TiDB Data Migration與TiDB集群共用Prometheus, Grafana & alertmanager 配置方法?

顧問們 你們好,

  • 【TiDB 版本】:v4.0.8
  • 【 Data Migration版本】:nightly
  • 【问题描述】:

由於公司目前已著手在進行從MySQL搬遷到TiDB的驗證,由於原本TiDB Cluster中已有透過TiUP佈署Prometheus,Grafana,alertmanager

TiDB Cluster設定檔:
fenir_topology.yaml (5.4 KB)

Data Migration部份我們也是透過TiUP方式佈署,如下:

DM設定檔:
dm-topology.yaml (1.2 KB)

問題1:
TiDB有提供方式可以把後續佈署的Data Migration metrics導向到原本的Prometheus,Grafana嗎?
p.s.官方提供的yaml似乎是又另外佈署一台,如下:
https://github.com/pingcap/tiup/blob/master/examples/dm/topology.example.yaml

問題2:
另外,官方是否有提供關於Data Migration的alertmanager template ?

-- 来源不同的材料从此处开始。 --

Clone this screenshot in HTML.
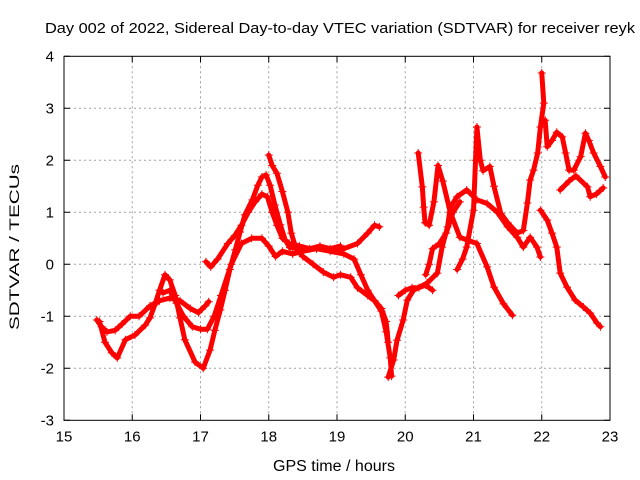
<!DOCTYPE html>
<html><head><meta charset="utf-8"><style>
body{margin:0;background:#fff}
svg{display:block;font-family:"Liberation Sans",sans-serif}
</style></head><body>
<svg id="chart" width="640" height="480">
<rect width="640" height="480" fill="#fff"/>
<text x="45" y="33" font-size="15" textLength="590" lengthAdjust="spacingAndGlyphs">Day 002 of 2022, Sidereal Day-to-day VTEC variation (SDTVAR) for receiver reyk</text>
<text x="273" y="471" font-size="15.5" textLength="122" lengthAdjust="spacingAndGlyphs">GPS time / hours</text>
<text transform="translate(19,330) rotate(-90)" font-size="14" textLength="166" lengthAdjust="spacingAndGlyphs">SDTVAR / TECUs</text>
<g id="grid"></g><g id="ticks"></g><g id="marks"></g>
<rect x="64" y="56.3" width="546" height="364" fill="none" stroke="#000" stroke-width="1"/>
</svg>
<script>
const xTicks=[15,16,17,18,19,20,21,22,23];
const yTicks=[-3,-2,-1,0,1,2,3,4];
const trackA=[[15.48,-1.07],[15.55,-1.2],[15.63,-1.3],[15.75,-1.27],[15.85,-1.15],[15.97,-1.0],[16.1,-1.0],[16.26,-0.8],[16.4,-0.7],[16.55,-0.65],[16.7,-0.7],[16.85,-0.85],[16.97,-0.93],[17.07,-0.8],[17.12,-0.72]];
const trackB=[[15.52,-1.1],[15.6,-1.5],[15.7,-1.7],[15.78,-1.8],[15.9,-1.45],[16.04,-1.36],[16.19,-1.17],[16.26,-1.03],[16.33,-0.78],[16.4,-0.5],[16.48,-0.2],[16.55,-0.3],[16.63,-0.6],[16.7,-1.03],[16.77,-1.45],[16.92,-1.88],[17.04,-2.0],[17.14,-1.65],[17.21,-1.27],[17.29,-0.88],[17.36,-0.5],[17.43,-0.1],[17.51,0.28],[17.58,0.62],[17.65,0.95],[17.76,1.24],[17.84,1.52],[17.9,1.68],[17.96,1.72],[18.02,1.52],[18.09,1.14],[18.17,0.76],[18.24,0.47],[18.31,0.32],[18.5,0.3],[18.7,0.3],[18.9,0.28],[19.1,0.3],[19.3,0.4],[19.45,0.6],[19.55,0.75],[19.62,0.72]];
const trackC=[[16.45,-0.55],[16.55,-0.5],[16.65,-0.75],[16.75,-1.0],[16.88,-1.2],[17.0,-1.25],[17.1,-1.25],[17.2,-1.0],[17.3,-0.6],[17.45,0.0],[17.6,0.4],[17.75,0.5],[17.9,0.5],[18.0,0.35],[18.1,0.15],[18.2,0.25],[18.35,0.2],[18.5,0.25],[18.7,0.3],[18.9,0.25],[19.1,0.2],[19.25,0.1],[19.35,-0.2],[19.45,-0.5],[19.55,-0.7],[19.65,-0.9],[19.72,-1.3],[19.78,-1.8],[19.8,-2.15]];
const trackD=[[17.08,0.05],[17.15,-0.05],[17.25,0.1],[17.4,0.4],[17.5,0.55],[17.6,0.75],[17.7,1.0],[17.8,1.2],[17.9,1.35],[17.98,1.3],[18.05,1.0],[18.12,0.75],[18.2,0.5],[18.3,0.4],[18.45,0.35],[18.6,0.3],[18.75,0.35],[18.9,0.3],[19.05,0.35]];
const trackE=[[18.0,2.1],[18.05,1.9],[18.12,1.75],[18.2,1.4],[18.28,1.0],[18.33,0.6],[18.4,0.3],[18.5,0.15],[18.65,0.0],[18.8,-0.15],[18.95,-0.25],[19.05,-0.2],[19.2,-0.25],[19.3,-0.45],[19.45,-0.6],[19.55,-0.7],[19.65,-0.85],[19.72,-1.1],[19.75,-1.5]];
const trackF=[[19.75,-2.17],[19.83,-1.84],[19.88,-1.46],[19.97,-1.07],[20.03,-0.69],[20.12,-0.5],[20.32,-0.36],[20.47,-0.17],[20.54,0.33],[20.62,0.72],[20.66,1.1],[20.76,1.3],[20.9,1.43],[21.05,1.24],[21.2,1.17],[21.35,1.0],[21.5,0.72],[21.64,0.52],[21.73,0.33],[21.83,0.52],[21.93,0.33],[21.98,0.14]];
const trackG=[[20.19,2.14],[20.25,1.49],[20.27,1.1],[20.29,0.8],[20.35,0.75],[20.42,1.2],[20.48,1.9],[20.55,1.6],[20.66,1.0],[20.8,0.52],[20.9,0.47],[21.05,0.4],[21.2,-0.05],[21.3,-0.44],[21.44,-0.76],[21.57,-0.98]];
const trackH=[[20.76,-0.1],[20.84,0.1],[20.9,0.33],[21.0,1.04],[21.03,2.0],[21.05,2.64],[21.1,2.0],[21.14,1.8],[21.24,1.88],[21.3,1.5],[21.4,0.98],[21.5,0.8],[21.64,0.6],[21.73,0.65],[21.79,1.18],[21.83,1.62],[21.88,1.81],[21.94,2.14],[21.98,2.64],[22.03,3.1],[22.0,3.68]];
const trackI=[[22.05,2.77],[22.08,2.26],[22.15,2.38],[22.22,2.54],[22.3,2.45],[22.35,2.14],[22.4,1.81],[22.47,1.81],[22.57,2.07],[22.64,2.52],[22.69,2.38],[22.76,2.14],[22.86,1.88],[22.93,1.68]];
const trackJ=[[21.98,1.04],[22.08,0.85],[22.15,0.6],[22.22,0.33],[22.27,-0.17],[22.37,-0.44],[22.49,-0.69],[22.61,-0.82],[22.71,-0.94],[22.81,-1.13],[22.86,-1.2]];
const trackK=[[22.27,1.43],[22.4,1.6],[22.5,1.7],[22.67,1.49],[22.71,1.3],[22.8,1.35],[22.9,1.47]];
const trackL=[[19.9,-0.6],[20.0,-0.5],[20.1,-0.45],[20.2,-0.45],[20.3,-0.4],[20.4,-0.5]];
const trackM=[[20.3,-0.2],[20.35,0.0],[20.4,0.3],[20.5,0.4],[20.6,0.6],[20.7,1.0],[20.8,1.2]];
const tracks=[trackA,trackB,trackC,trackD,trackE,trackF,trackG,trackH,trackI,trackJ,trackK,trackL,trackM];

const NS='http://www.w3.org/2000/svg';
const X0=64,X1=610,Y0=420.3,Y1=56.3;
const sx=t=>X0+(t-15)/(23-15)*(X1-X0);
const sy=v=>Y0-(v+3)/(4+3)*(Y0-Y1);
function mk(tag,attrs,parent){const e=document.createElementNS(NS,tag);for(const k in attrs)e.setAttribute(k,attrs[k]);parent.appendChild(e);return e;}
const grid=document.getElementById('grid'),ticks=document.getElementById('ticks'),marks=document.getElementById('marks');
xTicks.forEach(t=>{
  const x=sx(t);
  if(t>15&&t<23){const g=mk('line',{x1:x,x2:x,y1:Y1,y2:Y0,stroke:'#a0a0a0','stroke-dasharray':'2,3'},grid);
  
  }
  const tk=mk('path',{d:`M${x},${Y0}v-6M${x},${Y1}v6`,stroke:'#000'},ticks);
  
  
  const l=mk('text',{x:x,y:Y0+21,'font-size':15,'text-anchor':'middle'},ticks);l.textContent=t;
  
  
});
yTicks.forEach(v=>{
  const y=sy(v);
  if(v>-3&&v<4){const g=mk('line',{x1:X0,x2:X1,y1:y,y2:y,stroke:'#a0a0a0','stroke-dasharray':'2,3'},grid);
  
  }
  const tk=mk('path',{d:`M${X0},${y}h6M${X1},${y}h-6`,stroke:'#000'},ticks);
  
  
  const l=mk('text',{x:X0-10,y:y+5,'font-size':15,'text-anchor':'end'},ticks);l.textContent=v;
  
  
});
tracks.forEach((tr,i)=>{
  const pts=tr.map(p=>sx(p[0])+','+sy(p[1])).join(' ');
  const pl=mk('polyline',{points:pts,fill:'none',stroke:'#f00','stroke-width':5,'stroke-linejoin':'round','stroke-linecap':'round'},marks);
  
  
  let d='';
  tr.forEach(p=>{const x=sx(p[0]),y=sy(p[1]);d+=`M${x-4},${y}h8M${x},${y-4}v8`;});
  const m=mk('path',{d:d,stroke:'#f00','stroke-width':1},marks);
  
  
});
</script>
</body></html>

官放目前不支持将监控合并,但是社区有一些办法,请谨慎参考
2.
master worker 的 rules 都放在一个里面

1 个赞

Hi 顧問好,

  1. 官放目前不支持将监控合并,但是社区有一些办法,请谨慎参考
    方便提供連結給我們?

感覺TiDB Cluster與DM Cluster不能共用同一套Prometheus、Grafana、Alertmanager
還是挺怪的,未來官方有打算合併嗎?

  1. dm_worker.rules.yml檔案我有在GitHub上找到,連結如下:
    https://github.com/pingcap/dm/blob/master/dm/dm-ansible/conf/dm_worker.rules.yml

1/

官方有计划将监控合并,但是目前开发优先级不高。
2/
感谢你的分享

1 个赞

Hi 顧問好,

tidb版本: v4.0.8
tidb data migration版本: nightly

我們在透過TiUP佈署dm-master、dm-worker時,未佈署DM專用的Prometheus、Grafana、Alertmanager
,因此想透過tiup dm scale-out dm-scale-out.yaml去擴展拓樸,以方便監控Data Migration狀況。

– dm-scale-out.yaml
monitoring_servers:

  • host: 172.31.13.105
    ssh_port: 22
    port: 9091
    deploy_dir: “/data/dm-deploy/prometheus-9091”
    data_dir: “/data/dm-data/prometheus-9091”
    log_dir: “/data/dm-deploy/prometheus-9091/log”

grafana_servers:

  • host: 172.31.13.105
    port: 3001
    deploy_dir: “/data/dm-deploy/grafana-3001”

alertmanager_servers:

  • host: 172.31.13.105
    ssh_port: 22
    web_port: 9095
    cluster_port: 9096
    deploy_dir: “/data/dm-deploy/alertmanager-9095”
    data_dir: “/data/dm-data/alertmanager-9095”
    log_dir: “/data/dm-deploy/alertmanager-9095/log”

遇到以下錯誤:
Error: failed to scp /home/tidb/.tiup/storage/dm/packages/dm-master-v4.0.3-linux-amd64.tar.gz to tidb@172.31.13.105:/data/dm-deploy/prometheus-9091/_tiup_tmp/dm-master-v4.0.3-linux-amd64.tar.gz: open /home/tidb/.tiup/storage/dm/packages/dm-master-v4.0.3-linux-amd64.tar.gz: no such file or directory

查看/home/tidb/.tiup/storage/dm/packages下是否有dm-master-v4.0.3-linux-amd64.tar.gz
發現的確沒有此檔案

請問這是TiUP dm scale-out的bug嗎?若TiUP沒自動下載此檔案,是否有管道可手動下載到此目錄下?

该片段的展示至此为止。